Books in the Wright family collection included ecclesiastical works alongside works by Robert Ingersoll, who had an apparently significant influence on the brothers, according to McCullough.
"There could be found the works of Dickens, Washington Irving, Hawthorne, Mark Twain, a complete set of the works of Sir Walter Scott, the poems of Virgil, Plutarch's 'Lives,' Milton's 'Paradise Lost,' Boswell's 'Life of Johnson,' Gibbon's 'Decline and Fall of the Roman Empire,' and Thucydides. There were books on natural history, American history, a six-volume history of France, travel, the 'Instructive Speller,' Darwin's 'On the Origin of Species,' plus two full sets of encyclopedias."
Wilbur was interested in history and science, especially birds, equilibrium and the study of wind.

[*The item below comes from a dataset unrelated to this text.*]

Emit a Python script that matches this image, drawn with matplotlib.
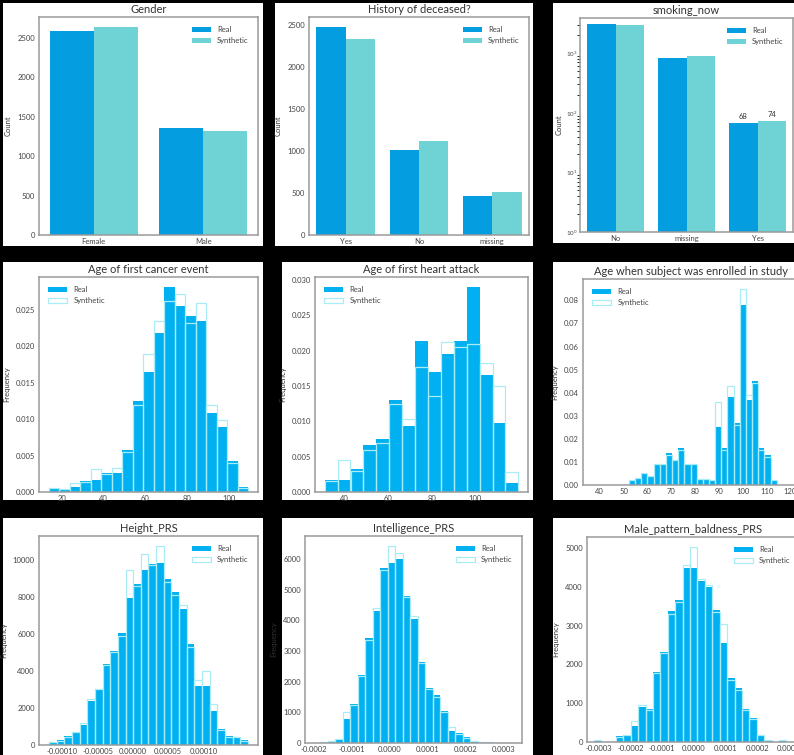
import numpy as np
import matplotlib
matplotlib.use("Agg")
import matplotlib.pyplot as plt
from matplotlib.patches import Rectangle
from matplotlib.ticker import MultipleLocator, FormatStrFormatter

plt.rcParams['font.family'] = ['Lato', 'DejaVu Sans']

W, H = 794, 755

# --- categorical counts ---
gender_cats = ["Female", "Male"]
gender_real = [2590, 1361]
gender_synth = [2632, 1318]

deceased_cats = ["Yes", "No", "missing"]
deceased_real = [2476, 1008, 468]
deceased_synth = [2332, 1120, 508]

smoking_cats = ["No", "missing", "Yes"]
smoking_real = [3040, 842, 68]
smoking_synth = [2990, 886, 74]

# --- histogram densities / counts (first bin edge, bin width, heights) ---
cancer_bins = (13.9, 5.02)
cancer_real = [0.00055, 0.00046, 0.0007, 0.0015, 0.0017, 0.0026, 0.0026, 0.0057, 0.0125, 0.0165,
               0.0218, 0.0281, 0.0255, 0.0242, 0.0234, 0.0109, 0.0089, 0.0043, 0.0007]
cancer_synth = [0.0005, 0.0004, 0.0012, 0.0014, 0.0032, 0.0025, 0.0033, 0.0055, 0.0120, 0.0189,
                0.0235, 0.0262, 0.0272, 0.0232, 0.0259, 0.0119, 0.0099, 0.0040, 0.0006]
cancer_ticks = [20, 40, 60, 80, 100]

heart_bins = (31.1, 5.9)
heart_real = [0.00165, 0.00165, 0.0033, 0.0066, 0.0075, 0.0131, 0.0094, 0.0214, 0.0170, 0.0195,
              0.0214, 0.0290, 0.0166, 0.0098, 0.0013]
heart_synth = [0.0015, 0.0046, 0.0030, 0.0060, 0.0070, 0.0125, 0.0104, 0.0177, 0.0136, 0.0213,
               0.0205, 0.0210, 0.0183, 0.0150, 0.0028]
heart_ticks = [40, 60, 80, 100]

enrolled_bins = (52.3, 2.58)
enrolled_real = [0.002, 0.003, 0.005, 0.004, 0.009, 0.009, 0.014, 0.011, 0.016, 0.009, 0.009, 0.0025,
                 0.0025, 0.0023, 0.025, 0.016, 0.038, 0.027, 0.078, 0.037, 0.045, 0.016, 0.013, 0.002]
enrolled_synth = [0.002, 0.003, 0.005, 0.004, 0.009, 0.009, 0.013, 0.011, 0.015, 0.009, 0.009, 0.0025,
                  0.0025, 0.0023, 0.036, 0.015, 0.043, 0.026, 0.085, 0.039, 0.044, 0.015, 0.012, 0.002]
enrolled_ticks = [40, 50, 60, 70, 80, 90, 100, 110, 120]

height_bins = (-0.000119, 1.086e-5)
height_real = [150, 250, 480, 700, 1070, 2360, 3040, 4380, 5090, 6040, 7930, 8700, 9450,
               9800, 9850, 8950, 8250, 7360, 5480, 3160, 3160, 1820, 840, 480, 450, 250]
height_synth = [140, 230, 450, 680, 1200, 2480, 3000, 4300, 5000, 5900, 9460, 8600, 10300,
                9700, 10750, 8800, 8100, 7570, 5300, 3520, 4000, 2210, 800, 450, 420, 230]
height_ticks = [-0.0001, -0.00005, 0.0, 0.00005, 0.0001]

intel_bins = (-0.000182, 1.97e-5)
intel_real = [30, 60, 100, 780, 1270, 2230, 3410, 4290, 5720, 5860, 5990, 4800, 4050,
              2640, 1800, 1560, 1050, 380, 320, 180, 60, 40, 20, 15, 5, 5]
intel_synth = [40, 80, 120, 1000, 1250, 2200, 3350, 4400, 5650, 6430, 6200, 4750, 4150,
               2600, 1750, 1500, 1000, 520, 300, 170, 70, 30, 20, 10, 5, 5]
intel_ticks = [-0.0002, -0.0001, 0.0, 0.0001, 0.0002, 0.0003]

male_bins = (-0.000316, 2.34e-5)
male_real = [30, 10, 0, 150, 180, 400, 900, 850, 1800, 2330, 3370, 3650, 4490,
             4490, 4150, 4000, 3400, 2550, 1650, 1380, 850, 620, 190, 50, 10, 40]
male_synth = [60, 10, 5, 140, 170, 550, 950, 820, 1780, 2300, 3300, 3600, 4550,
              5030, 4200, 4050, 3350, 3050, 1600, 1350, 820, 600, 180, 50, 10, 60]
male_ticks = [-0.0003, -0.0002, -0.0001, 0.0, 0.0001, 0.0002, 0.0003]

BAR_REAL = "#049ee0"
BAR_SYN = "#6fd3d6"
HIST_REAL = "#00b0f0"
HIST_SYN = "#a8ecf6"
TXT = "#333333"

fig = plt.figure(figsize=(W / 100, H / 100), dpi=100, facecolor="black")


def panel(box, frame):
    """White card in pixel coords (x0, y0, x1, y1 from top-left) with an axes inside."""
    x0, y0, x1, y1 = box
    fig.add_artist(Rectangle((x0 / W, 1 - y1 / H), (x1 - x0) / W, (y1 - y0) / H,
                             transform=fig.transFigure, facecolor="white", edgecolor="none", zorder=0))
    a0, b0, a1, b1 = frame
    ax = fig.add_axes([a0 / W, 1 - b1 / H, (a1 - a0) / W, (b1 - b0) / H])
    for s in ax.spines.values():
        s.set_color("#9a9a9a")
        s.set_linewidth(1.1)
    ax.tick_params(length=0, pad=3, labelsize=5.5, colors="#444444")
    ax.tick_params(axis="x", pad=2)
    return ax


def bar_panel(box, frame, title, cats, real, synth, log=False):
    ax = panel(box, frame)
    x = np.arange(len(cats))
    ax.bar(x - 0.2, real, 0.4, color=BAR_REAL, label="Real")
    ax.bar(x + 0.2, synth, 0.4, color=BAR_SYN, label="Synthetic")
    ax.set_xticks(x)
    ax.set_xticklabels(cats)
    ax.set_xlim(-0.5, len(cats) - 0.5)
    if log:
        ax.set_yscale("log")
    ax.set_ylabel("Count", fontsize=5.5, color=TXT, labelpad=4)
    ax.set_title(title, fontsize=8, color=TXT, pad=3)
    ax.legend(loc="upper right", frameon=False, fontsize=5.5, handlelength=2.5,
              labelcolor="#444444", borderaxespad=0.8)
    return ax


def hist_panel(box, frame, title, bins, real, synth, loc, ticks):
    ax = panel(box, frame)
    start, width = bins
    edges = start + width * np.arange(len(real))
    ax.bar(edges, real, width, align="edge", color=HIST_REAL, linewidth=0, label="Real")
    ax.bar(edges, synth, width, align="edge", fill=False, edgecolor=HIST_SYN, linewidth=0.9,
           label="Synthetic")
    ax.set_xticks(ticks)
    ax.set_ylabel("Frequency", fontsize=5.5, color=TXT, labelpad=4)
    ax.set_title(title, fontsize=8, color=TXT, pad=3)
    ax.legend(loc=loc, frameon=False, fontsize=5.5, handlelength=2.5,
              labelcolor="#444444", borderaxespad=0.8)
    return ax


# Row 1: categorical counts
bar_panel((3, 3, 263, 246), (39, 17, 258, 235), "Gender", gender_cats, gender_real, gender_synth)
bar_panel((275, 3, 533, 246), (309, 17, 529, 235), "History of deceased?",
          deceased_cats, deceased_real, deceased_synth)
ax3 = bar_panel((553, 3, 794, 243), (580, 18, 793, 232), "smoking_now",
                smoking_cats, smoking_real, smoking_synth, log=True)
ax3.set_ylim(1, 3900)
ax3.tick_params(axis="y", labelsize=4.5, pad=2)
ax3.yaxis.labelpad = 2
for xi, (r, s) in enumerate(zip(smoking_real, smoking_synth)):
    if smoking_cats[xi] == "Yes":
        ax3.text(xi - 0.2, r * 1.12, str(r), ha="center", va="bottom", fontsize=5.5, color=TXT)
        ax3.text(xi + 0.2, s * 1.12, str(s), ha="center", va="bottom", fontsize=5.5, color=TXT)

# Row 2: ages
ax4 = hist_panel((3, 262, 263, 500), (39, 277, 258, 492), "Age of first cancer event",
                 cancer_bins, cancer_real, cancer_synth, "upper left", cancer_ticks)
ax4.yaxis.set_major_locator(MultipleLocator(0.005))
ax4.yaxis.set_major_formatter(FormatStrFormatter("%.3f"))

ax5 = hist_panel((282, 262, 533, 500), (315, 277, 528, 492), "Age of first heart attack",
                 heart_bins, heart_real, heart_synth, "upper left", heart_ticks)
ax5.yaxis.set_major_locator(MultipleLocator(0.005))
ax5.yaxis.set_major_formatter(FormatStrFormatter("%.3f"))

ax6 = hist_panel((553, 262, 794, 500), (583, 279, 800, 485), "Age when subject was enrolled in study",
                 enrolled_bins, enrolled_real, enrolled_synth, "upper left", enrolled_ticks)
ax6.set_xlim(33, 124)
ax6.yaxis.set_major_locator(MultipleLocator(0.01))
ax6.yaxis.set_major_formatter(FormatStrFormatter("%.2f"))

# Row 3: polygenic risk scores
ax7 = hist_panel((3, 518, 263, 755), (39, 536, 258, 745), "Height_PRS",
                 height_bins, height_real, height_synth, "upper right", height_ticks)
ax7.xaxis.set_major_formatter(FormatStrFormatter("%.5f"))
ax7.yaxis.set_major_locator(MultipleLocator(2000))

ax8 = hist_panel((282, 518, 533, 755), (305, 536, 522, 743), "Intelligence_PRS",
                 intel_bins, intel_real, intel_synth, "upper right", intel_ticks)
ax8.set_xlim(-0.000222, 0.000348)
ax8.xaxis.set_major_formatter(FormatStrFormatter("%.4f"))
ax8.yaxis.set_major_locator(MultipleLocator(1000))

ax9 = hist_panel((553, 518, 794, 755), (587, 537, 800, 742), "Male_pattern_baldness_PRS",
                 male_bins, male_real, male_synth, "upper right", male_ticks)
ax9.set_xlim(-0.000337, 0.000335)
ax9.xaxis.set_major_formatter(FormatStrFormatter("%.4f"))
ax9.yaxis.set_major_locator(MultipleLocator(1000))

fig.savefig("out.png", dpi=100, facecolor="black")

McCullough's butterscotch voice comes through the narrative as if the reader is listening to a Ken Burns documentary. McCullough's descriptive powers, so strong in all his work, are put to good effect here. For example, here is the author's description of the Outer Banks of Kitty Hawk, North Carolina:
"The previous winter on the Banks had been especially severe, one continuing succession of storms, the brothers were told, the rain coming down in such torrents as to make a lake that reached for miles near their camp. Ninety-mile-an-hour winds had lifted their building from its foundation and set it down several feet closer to the ocean. Mosquitoes were said to have been so thick they turned day into night, the lightning so terrible it turned night into day.  But the winds had also sculpted the sand hills into the best shape for gliding the brothers had seen, and the September days now were so glorious, so ideal, that instead of turning at once to setting up camp, they put the glider from the year before in shape and spent what Wilbur called 'the finest day we ever had in practice.'"
The brothers' aircraft were tested near Kitty Hawk and refined in a pasture near Dayton, Ohio, where their 1905 Flyer would become the first practical aircraft 110 years ago this year.
"It was at Huffman Prairie that summer and fall of 1905 that the brothers, by experiment and change, truly learned to fly. Then, also, at last, with a plane they could rely on, they could permit themselves enjoyment in what they had achieved. They could take pleasure in the very experience of traveling through the air in a motor-powered machine as no one had. And each would try as best he could to put the experience in words."
McCullough at Wright State University with CBS's Rita Braver.
McCullough's extensive research helps us experience the brothers' emotions and read their first-hand accounts.  The author acknowledges resources with humility, respect and appreciation, including Library of Congress, Wright State University in Dayton and Smithsonian Institution's National Air and Space Museum.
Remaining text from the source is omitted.